The My Q section also now becomes the new Sky Q homepage, with recommendations based on household viewing, while the Continue watching section will allow uses to pick up where they left of watching previous programmes.
Sky says that Recordings and TV Guide are only a swipe away from the new My Q home page.
Public broadcasters like the BBC are calling to preserve their prominent position at the top of programme guides. Although their standard definition channels occupy the first slots in the programme guide, their high definition services are scattered across several pages in apparently random order.
Providing you know what you want to watch, natural language voice control makes channel order, or indeed the channels themselves, irrelevant.
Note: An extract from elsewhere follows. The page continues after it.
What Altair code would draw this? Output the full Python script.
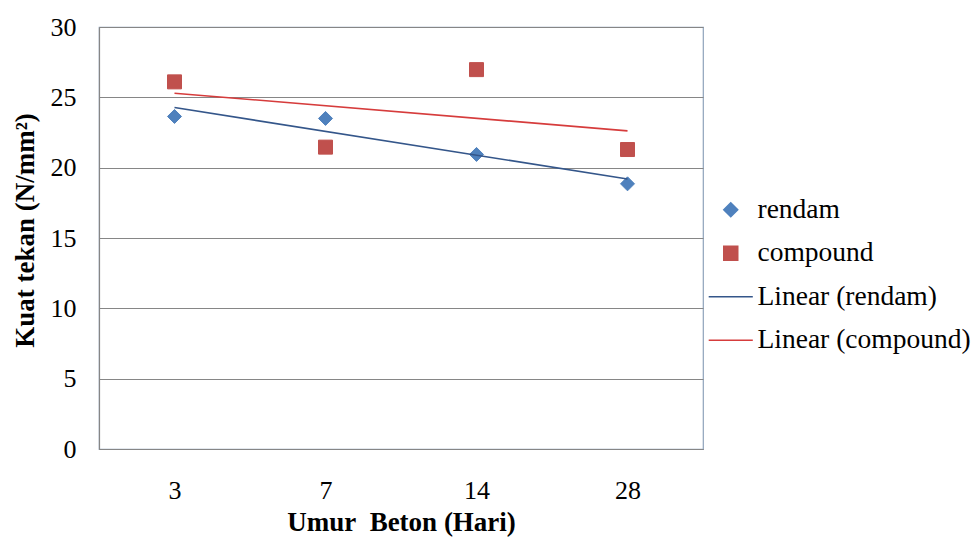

You simply need to tell the television what you want to watch.
Intelligent voice control systems like Amazon Alexa, popularised with its Echo product, and similar services from Apple and Google, are already proving a hit with early adopters.
So far it is not possible to integrate these solutions with proprietary platforms like Sky Q, but there are opportunities for other service providers to do so.
Conversational interfaces may represent the next revolution in human to machine interaction.
The voice control enabled by Sky Q is conservative in many ways, with its push button to talk approach, although that will perhaps reassure users that may be concerned that their television is listening to them. It means that it does not need to be activated with a special “wake word”. Holding the microphone in your hand, close to your mouth, also improves separation from the sound of the television and the rest of the room, benefitting voice recognition.
Not everyone will feel comfortable talking to their television, but it could soon seem natural. Voice control goes a long way to making hundreds of channels and thousands of programmes easier to navigate. At least tediously typing keywords with a remote control may be a thing of the past.